Monday, September 2, 2013

August 25, 2013 Lunch – Obrycki’s Bar and Grill and Dinner – Le Petit Jacqueline

August 25, 2013 Lunch – Obrycki’s  Bar and Grill and Dinner – Le Petit Jacqueline 

We left Albuq.  at 6:35 in the morning and arrived at Baltimore’s BWI Airport at around 11:30 a.m. Suzette and I had eaten a salami and cheese sandwich on the airplane, so we were not so hungry.
I had read the New Yorker article that professed the benefits of waling, so I suggested that we walk for a few minutes. While we were walking two fire marshalls came out of a restricted area and I asked them what restaurant served the best crab cakes in the Airport and one of them immediately said OBryski’s.

We walked to Obrycki’s and we ordered crab cakes.  Sue ordered a salad with hers and Willy and I ordered French fries and Onion rings and cole slaw with ours.  The crab cakes were good, they included all parts of the crab, back fin lump, regular lump and claw meat without filler and dusted with flour.  Suzette requested that they be broiled rather than fried and they accommodated us.  
We were delayed in our flight so I went to Silver Platter and got us some ice cream.  I asked the young man who waited on me at the take out count for mint chocolate chip and he made me one for Suzette with Morin mint concentrate and vanilla ice cream and chocolate chips mixed in a milk shake machine.

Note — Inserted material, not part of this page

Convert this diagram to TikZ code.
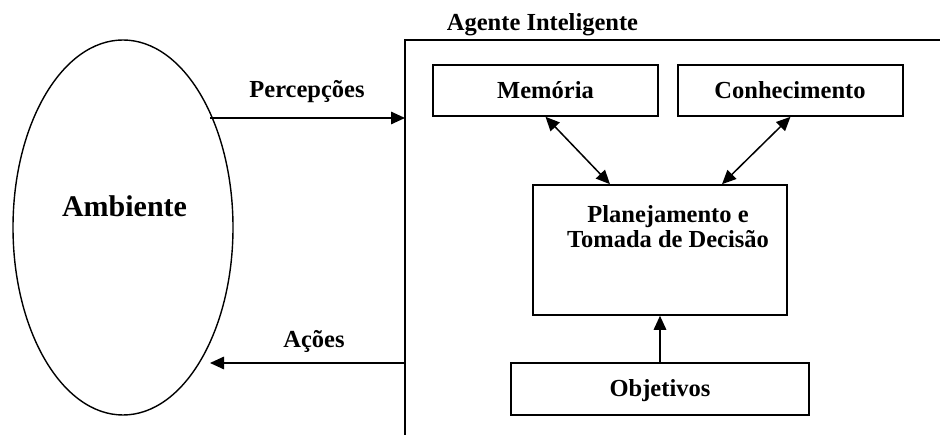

Due to an hour delay we did not arrive in Portland until 7:00 p.m.  Willy got in contact with Drew and we picked him up and went to a small French restaurant we had seen on our way into town on Longfellow Square named Le Petit Jacqueline.   We took a table on a patio outside facing the statute of Longfellow.
The menu was not extensive, but more than adequate for our needs.  Suzette ordered an escargot appetizer and we each ordered an entrée.   Willy ordered the Plate of the Day, Skirt Steak with a Black Pepper sauce.  Drew ordered mussels in a white wine cream sauce and Suzette and I ordered the Daily Fish Special; Flounder Meuniere, two lightly floured flounder filets sautéed in butter and laid on a bed of beautifully crisp haricots verte on a very interesting thickened béchamel sauce flavored with flash fried capers.   The service was not great but the street scene was great.  The picnic tables in front of the Japanese restaurant next door were packed with what looked like lots of locals.  I loved the cool evening outside and the elegantly simple French food.  For example the snails had no garlic and the mussels had no Pernod, those ubiquitous additions that you find at chains like Carrabas or low end bistros and were garnished with a lovely wedge of puff pastry.

 





Wine was a difficult issue.  The waitresses did not know their wines and were of no help and since Drew is in rehab, we did not want to order a bottle of wine.  So we were left with the difficult alternative of ordering glasses of wine from the wine menu, which did not have a large selection.  I finally asked them to bring us tastes of several different wines.  Suzette and I split a glass of dry rosé with the snails and a glass of dry Loire Sauvignon Blanc with the flounder.  We enjoyed a well prepared light meal that satisfied and did not over-stuff for our first meal of our trip.